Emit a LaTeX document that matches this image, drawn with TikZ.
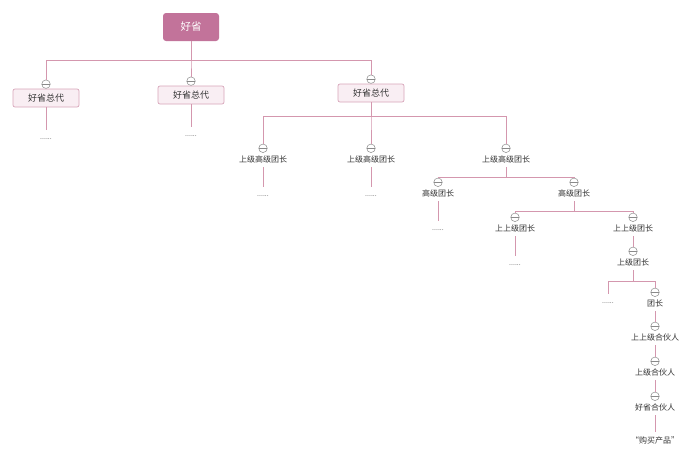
\documentclass[tikz,border=0pt]{standalone}
\usepackage{fontspec}
\setmainfont{Noto Sans CJK SC}
\usepackage{tikz}
\usetikzlibrary{positioning}
\definecolor{haoroot}{HTML}{C2739A}
\definecolor{haoline}{HTML}{D497AE}
\definecolor{haofill}{HTML}{F9EEF3}
\definecolor{haoedge}{HTML}{D8A6BA}
\definecolor{haoicon}{HTML}{8A8A8A}
\definecolor{haotext}{HTML}{333333}

\begin{document}
\begin{tikzpicture}[x=1pt, y=-1pt,
  every node/.style={font=\fontsize{8}{9}\selectfont, text=haotext},
  rootbox/.style={fill=haoroot, rounded corners=3pt, minimum width=56pt,
                  minimum height=28pt, text=white, font=\fontsize{10.5}{12}\selectfont},
  agent/.style={draw=haoedge, fill=haofill, rounded corners=2pt, minimum width=66pt,
                minimum height=18pt, inner sep=0pt, line width=0.7pt,
                font=\fontsize{9}{10}\selectfont},
  member/.style={inner sep=0pt, minimum height=16pt},
  more/.style={inner sep=0pt, minimum height=18pt, text=black!70,
               font=\fontsize{7}{7}\selectfont},
  fold/.style={circle, draw=haoicon, fill=white, minimum size=8.5pt, inner sep=0pt,
               line width=0.5pt,
               path picture={\draw[haoicon, line width=0.5pt]
                 (path picture bounding box.west) -- (path picture bounding box.east);}},
  link/.style={draw=haoline, line width=0.8pt}
]
\useasboundingbox[fill=white] (0,0) rectangle (700,463);

% root and agents
\node[rootbox] (root) at (191,27) {好省};
\node[agent] (zd1) at (46,98) {好省总代};
\node[agent] (zd2) at (191,95) {好省总代};
\node[agent] (zd3) at (371,93) {好省总代};
\node[fold, above=0pt of zd1] (zd1i) {};
\node[fold, above=0pt of zd2] (zd2i) {};
\node[fold, above=0pt of zd3] (zd3i) {};

% members
\node[member] (gz1) at (263,159) {上级高级团长};
\node[member] (gz2) at (371,159) {上级高级团长};
\node[member] (gz3) at (506,159) {上级高级团长};
\node[member] (gj1) at (438,193) {高级团长};
\node[member] (gj2) at (574,193) {高级团长};
\node[member] (ssj1) at (515,228) {上上级团长};
\node[member] (ssj2) at (633,228) {上上级团长};
\node[member] (sj) at (633,262) {上级团长};
\node[member] (tz) at (655,303) {团长};
\node[member] (shh) at (655,337) {上上级合伙人};
\node[member] (sjh) at (655,372) {上级合伙人};
\node[member] (hhh) at (655,407) {好省合伙人};
\node[member] (buy) at (655,440) {“购买产品”};
\foreach \n in {gz1,gz2,gz3,gj1,gj2,ssj1,ssj2,sj,tz,shh,sjh,hhh}
  \node[fold, above=-2pt of \n] (\n i) {};

% collapsed branches
\node[more] (d1) at (46,139) {......};
\node[more] (d2) at (191,136) {......};
\node[more] (d3) at (263,196) {......};
\node[more] (d4) at (371,196) {......};
\node[more] (d5) at (438,230) {......};
\node[more] (d6) at (515,265) {......};
\node[more] (d7) at (608,303) {......};

% connectors
\foreach \c in {zd1i,zd2i,zd3i}
  \draw[link] (root.south) -- ++(0,19) -| (\c.north);
\foreach \c in {gz1i,gz2i,gz3i}
  \draw[link] (zd3.south) -- ++(0,14) -| (\c.north);
\foreach \c in {gj1i,gj2i}
  \draw[link] (gz3.south) -- ++(0,10) -| (\c.north);
\foreach \c in {ssj1i,ssj2i}
  \draw[link] (gj2.south) -- ++(0,10) -| (\c.north);
\draw[link] (sj.south) -- ++(0,11) -| (d7.north);
\draw[link] (sj.south) -- ++(0,11) -| (tzi.north);
\draw[link] (zd1.south) -- (d1.north);
\draw[link] (zd2.south) -- (d2.north);
\draw[link] (gz1.south) -- (d3.north);
\draw[link] (gz2.south) -- (d4.north);
\draw[link] (gj1.south) -- (d5.north);
\draw[link] (ssj1.south) -- (d6.north);
\draw[link] (ssj2.south) -- (sji.north);
\draw[link] (tz.south) -- (shhi.north);
\draw[link] (shh.south) -- (sjhi.north);
\draw[link] (sjh.south) -- (hhhi.north);
\draw[link] (hhh.south) -- (buy.north);
\end{tikzpicture}
\end{document}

=======

The exercise: Write out again every line above exactly as given; the pictures do not belong in the copy.

Result below:
Emit a LaTeX document that matches this image, drawn with TikZ.
\documentclass[tikz,border=0pt]{standalone}
\usepackage{fontspec}
\setmainfont{Noto Sans CJK SC}
\usepackage{tikz}
\usetikzlibrary{positioning}
\definecolor{haoroot}{HTML}{C2739A}
\definecolor{haoline}{HTML}{D497AE}
\definecolor{haofill}{HTML}{F9EEF3}
\definecolor{haoedge}{HTML}{D8A6BA}
\definecolor{haoicon}{HTML}{8A8A8A}
\definecolor{haotext}{HTML}{333333}

\begin{document}
\begin{tikzpicture}[x=1pt, y=-1pt,
  every node/.style={font=\fontsize{8}{9}\selectfont, text=haotext},
  rootbox/.style={fill=haoroot, rounded corners=3pt, minimum width=56pt,
                  minimum height=28pt, text=white, font=\fontsize{10.5}{12}\selectfont},
  agent/.style={draw=haoedge, fill=haofill, rounded corners=2pt, minimum width=66pt,
                minimum height=18pt, inner sep=0pt, line width=0.7pt,
                font=\fontsize{9}{10}\selectfont},
  member/.style={inner sep=0pt, minimum height=16pt},
  more/.style={inner sep=0pt, minimum height=18pt, text=black!70,
               font=\fontsize{7}{7}\selectfont},
  fold/.style={circle, draw=haoicon, fill=white, minimum size=8.5pt, inner sep=0pt,
               line width=0.5pt,
               path picture={\draw[haoicon, line width=0.5pt]
                 (path picture bounding box.west) -- (path picture bounding box.east);}},
  link/.style={draw=haoline, line width=0.8pt}
]
\useasboundingbox[fill=white] (0,0) rectangle (700,463);

% root and agents
\node[rootbox] (root) at (191,27) {好省};
\node[agent] (zd1) at (46,98) {好省总代};
\node[agent] (zd2) at (191,95) {好省总代};
\node[agent] (zd3) at (371,93) {好省总代};
\node[fold, above=0pt of zd1] (zd1i) {};
\node[fold, above=0pt of zd2] (zd2i) {};
\node[fold, above=0pt of zd3] (zd3i) {};

% members
\node[member] (gz1) at (263,159) {上级高级团长};
\node[member] (gz2) at (371,159) {上级高级团长};
\node[member] (gz3) at (506,159) {上级高级团长};
\node[member] (gj1) at (438,193) {高级团长};
\node[member] (gj2) at (574,193) {高级团长};
\node[member] (ssj1) at (515,228) {上上级团长};
\node[member] (ssj2) at (633,228) {上上级团长};
\node[member] (sj) at (633,262) {上级团长};
\node[member] (tz) at (655,303) {团长};
\node[member] (shh) at (655,337) {上上级合伙人};
\node[member] (sjh) at (655,372) {上级合伙人};
\node[member] (hhh) at (655,407) {好省合伙人};
\node[member] (buy) at (655,440) {“购买产品”};
\foreach \n in {gz1,gz2,gz3,gj1,gj2,ssj1,ssj2,sj,tz,shh,sjh,hhh}
  \node[fold, above=-2pt of \n] (\n i) {};

% collapsed branches
\node[more] (d1) at (46,139) {......};
\node[more] (d2) at (191,136) {......};
\node[more] (d3) at (263,196) {......};
\node[more] (d4) at (371,196) {......};
\node[more] (d5) at (438,230) {......};
\node[more] (d6) at (515,265) {......};
\node[more] (d7) at (608,303) {......};

% connectors
\foreach \c in {zd1i,zd2i,zd3i}
  \draw[link] (root.south) -- ++(0,19) -| (\c.north);
\foreach \c in {gz1i,gz2i,gz3i}
  \draw[link] (zd3.south) -- ++(0,14) -| (\c.north);
\foreach \c in {gj1i,gj2i}
  \draw[link] (gz3.south) -- ++(0,10) -| (\c.north);
\foreach \c in {ssj1i,ssj2i}
  \draw[link] (gj2.south) -- ++(0,10) -| (\c.north);
\draw[link] (sj.south) -- ++(0,11) -| (d7.north);
\draw[link] (sj.south) -- ++(0,11) -| (tzi.north);
\draw[link] (zd1.south) -- (d1.north);
\draw[link] (zd2.south) -- (d2.north);
\draw[link] (gz1.south) -- (d3.north);
\draw[link] (gz2.south) -- (d4.north);
\draw[link] (gj1.south) -- (d5.north);
\draw[link] (ssj1.south) -- (d6.north);
\draw[link] (ssj2.south) -- (sji.north);
\draw[link] (tz.south) -- (shhi.north);
\draw[link] (shh.south) -- (sjhi.north);
\draw[link] (sjh.south) -- (hhhi.north);
\draw[link] (hhh.south) -- (buy.north);
\end{tikzpicture}
\end{document}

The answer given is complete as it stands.